Fretless

Fretless guys here are witty and funny. Really, after 40 years on bass, I'm loving how I can nail any frequency on the fretless - theoretically anyway. I do a lot of playing with recordings from the 60's classic vocal groups and the tunings are all over the map, because of course each band tuned a little differently. I love the challenge of it. I love prog too, but of course for me, Yes' Heart of the Sunrise is out of the question . . . lol!
 
One thing that is important in a band situation is to wait until gui**** has finished tuning, and then give the keyboard player the nod and he tunes down half a semitone, you fret your notes back half a fret, and you give the gui**** funny looks and lay into him about how his $2000 guitar is a POS while the drummer messes with the reference pitch on his tuner. Then let him tune, and repeat back the other way.
 
One thing that is important in a band situation is to wait until gui**** has finished tuning, and then give the keyboard player the nod and he tunes down half a semitone, you fret your notes back half a fret, and you give the gui**** funny looks and lay into him about how his $2000 guitar is a POS while the drummer messes with the reference pitch on his tuner. Then let him tune, and repeat back the other way.

I actually had a similar experience recently playing my fretless. I heard an off tone and figured it was me. Adjusting, I looked and bingo -- it was not me. That guitar gets tuned every-other song.
:rollno:
 
Originally Posted by Ben Santora

Yes' Heart of the Sunrise is out of the question . . . lol!

AltGrendel

Not really, it just takes a bit more work . . .

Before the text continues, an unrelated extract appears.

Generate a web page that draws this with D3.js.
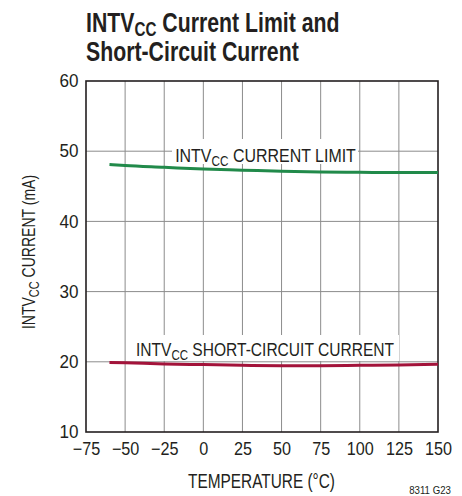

You're right of course, but I have a Rickenbacker for that. I'm old school and enjoy playing with recordings. In discovering the fretless, I find (for me) that it shines for simple things like CCR's "Green River" or a country ballad. That is, instead of impressing myself or others that i'm playing a more challenging instrument, i like that I'm able to use my fretless to always play in tune with the other instruments on the recording, whether it's Lovin' Spoonful or Vivaldi, because of its microtonal ability. With all due respect to great, gymnastic fretless players like Jaco, Pino, Manring and Tony Franklin, my point is that the fretless can also serve beautifully for simple, warm bass lines, not just as a virtuoso instrument.
 
Fretless guys here are witty and funny. Really, after 40 years on bass, I'm loving how I can nail any frequency on the fretless - theoretically anyway. I do a lot of playing with recordings from the 60's classic vocal groups and the tunings are all over the map, because of course each band tuned a little differently. I love the challenge of it. I love prog too, but of course for me, Yes' Heart of the Sunrise is out of the question . . . lol!

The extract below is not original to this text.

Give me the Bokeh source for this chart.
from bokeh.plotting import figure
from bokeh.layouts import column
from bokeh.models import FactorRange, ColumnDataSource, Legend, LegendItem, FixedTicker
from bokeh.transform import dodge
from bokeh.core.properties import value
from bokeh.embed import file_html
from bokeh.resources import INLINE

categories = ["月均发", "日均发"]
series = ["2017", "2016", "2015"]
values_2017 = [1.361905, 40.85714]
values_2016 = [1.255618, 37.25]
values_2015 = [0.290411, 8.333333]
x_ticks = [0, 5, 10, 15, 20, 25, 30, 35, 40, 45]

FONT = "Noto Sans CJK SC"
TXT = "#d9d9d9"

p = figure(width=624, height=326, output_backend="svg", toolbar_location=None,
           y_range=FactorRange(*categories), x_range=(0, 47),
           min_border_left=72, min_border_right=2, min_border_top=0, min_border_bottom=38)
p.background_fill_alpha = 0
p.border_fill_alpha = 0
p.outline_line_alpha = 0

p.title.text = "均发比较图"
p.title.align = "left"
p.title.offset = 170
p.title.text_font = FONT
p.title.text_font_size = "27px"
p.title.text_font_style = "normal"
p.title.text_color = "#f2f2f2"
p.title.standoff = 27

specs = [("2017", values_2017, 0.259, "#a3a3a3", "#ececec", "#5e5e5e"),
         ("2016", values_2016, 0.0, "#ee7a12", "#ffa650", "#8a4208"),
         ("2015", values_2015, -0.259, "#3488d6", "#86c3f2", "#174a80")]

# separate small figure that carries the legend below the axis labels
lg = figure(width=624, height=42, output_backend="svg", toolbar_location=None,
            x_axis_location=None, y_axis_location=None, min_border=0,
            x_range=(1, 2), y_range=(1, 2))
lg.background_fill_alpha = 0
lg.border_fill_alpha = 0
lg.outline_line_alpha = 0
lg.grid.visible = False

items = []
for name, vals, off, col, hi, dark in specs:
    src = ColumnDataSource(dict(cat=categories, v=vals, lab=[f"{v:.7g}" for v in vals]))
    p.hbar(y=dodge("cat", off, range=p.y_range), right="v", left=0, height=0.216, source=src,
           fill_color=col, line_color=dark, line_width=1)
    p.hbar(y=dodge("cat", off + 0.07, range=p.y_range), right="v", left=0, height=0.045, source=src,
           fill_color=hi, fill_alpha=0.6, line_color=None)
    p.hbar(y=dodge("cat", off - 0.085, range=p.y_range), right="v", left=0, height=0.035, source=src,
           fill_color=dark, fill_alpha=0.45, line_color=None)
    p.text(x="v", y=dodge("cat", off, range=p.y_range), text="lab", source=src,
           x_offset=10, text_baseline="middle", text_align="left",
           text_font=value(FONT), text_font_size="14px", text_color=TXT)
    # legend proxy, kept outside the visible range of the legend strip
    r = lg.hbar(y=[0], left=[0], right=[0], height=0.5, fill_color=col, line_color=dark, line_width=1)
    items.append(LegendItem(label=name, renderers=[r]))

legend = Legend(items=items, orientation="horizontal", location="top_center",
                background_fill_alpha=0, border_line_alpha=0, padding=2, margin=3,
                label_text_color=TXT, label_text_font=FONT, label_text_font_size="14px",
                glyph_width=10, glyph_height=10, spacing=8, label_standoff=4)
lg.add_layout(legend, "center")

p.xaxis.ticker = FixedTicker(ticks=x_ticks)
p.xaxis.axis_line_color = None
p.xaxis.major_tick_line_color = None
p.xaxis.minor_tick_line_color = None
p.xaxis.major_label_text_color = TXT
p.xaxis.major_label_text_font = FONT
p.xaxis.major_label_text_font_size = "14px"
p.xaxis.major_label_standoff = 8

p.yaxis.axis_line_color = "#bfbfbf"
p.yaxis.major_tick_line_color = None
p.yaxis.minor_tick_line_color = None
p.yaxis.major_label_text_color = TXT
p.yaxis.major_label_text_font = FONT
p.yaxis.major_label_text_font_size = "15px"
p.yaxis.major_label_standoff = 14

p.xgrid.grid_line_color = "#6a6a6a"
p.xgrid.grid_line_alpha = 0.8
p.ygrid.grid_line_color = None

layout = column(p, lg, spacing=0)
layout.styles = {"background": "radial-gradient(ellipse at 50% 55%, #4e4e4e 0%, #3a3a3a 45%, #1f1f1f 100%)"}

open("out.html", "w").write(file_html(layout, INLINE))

Your original statement was apropos of nothing so having no context to speak to we fell back on wit! The ability to play any frequency is in fact a musical advantage and matching the pitch on old recordings just scratches the surface really. Vocal and string ensembles which also have no frequency restrictions will generally perform using just rather than even tempered tunings. Just intonation has a cleaner sound to it because all the intervals are very close to the "perfect" intervals that sound best to the ear. The trouble is that you have to "retune" your instrument for each different key you have to play in. The human voice can do this on the fly of course and a fretless instrument can too, except for the open notes which can be played fingered instead or by touching up the tuning on only four strings between movements if that is where the key change takes place.

Retuning the huge number of strings on a piano for a different key is hopeless as is changing the fret positions on a fretted instrument or the intervals of most wind instruments. Slide trombones are good to go though! So the even tempered tuning rules for many instruments and we just live with the interval errors it forces on us. Of the fretted instruments only the old viola de gamba could play in just intonation, as far as I know, and that is because it used tied on gut frets that could be repositioned to accommodate a key change.

I don't play violin but I am told that excellent violinists bend the pitches of notes even further when they are playing solos. Supposedly ascending and descending runs sound best when certain notes are played off the just intonation scale frequencies. And the ascending run is played differently from the descending run. The ability to play any frequency is indeed a wonderful musical gift. The ability to know and play the correct frequency in every given situation is a further gift that many of us, I suspect, do not possess. Certainly not I.